I want to show that the function:
$A: \mathbb{R}^n \times \mathbb{R}^n \to \mathbb{R}^n, (x, y) \mapsto x + y$
is continuous.
Also, why is it that if $K, L$ are compact subspaces of $\mathbb{R}^n$, $K + L = \{x + y | x \in K, y \in L\}$ is also compact?
Thanks in advance. Intuitively it sounds right. For proving it, maybe one could use the tube lemma here?

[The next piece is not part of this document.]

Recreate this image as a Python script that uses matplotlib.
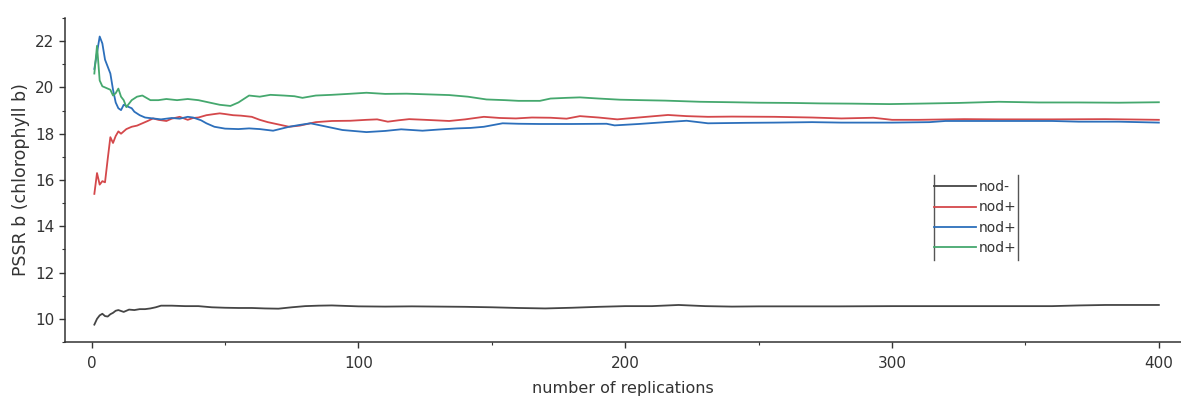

Your phrasing of the problem is wrong, assuming that you wanted to say $A: \mathbb{R}^n \times \mathbb{R}^n \rightarrow \mathbb{R}^n$ and it is defined as the addition of the vector space $\mathbb{R}^n$, then we will show that for any sequence $a_k = (x_k,y_k) \in \mathbb{R}^n\times \mathbb{R}^n$ converging to $a=(x,y)$ we will show that $A(a_k) $ converges to $A(a)$ which will establish the continuity. Now $a_k $ converges to $(x,y)$ means $x_k$ and $y_k$ converges to $x$ and $y$ respectively. So $A(a_k)=x_k+y_k$ converges to $x+y$ since sum of two convergent sequences is convergent and sandwich theorem will tell us that the limit is the desired one.
For the second part note that $K \times L$ is compact in $\mathbb{R}^n\times \mathbb{R}^n$ by Tychonoff's theorem. And $K+L= A(K\times L)$. Now since continuous image of a compact set is compact, the required set is compact.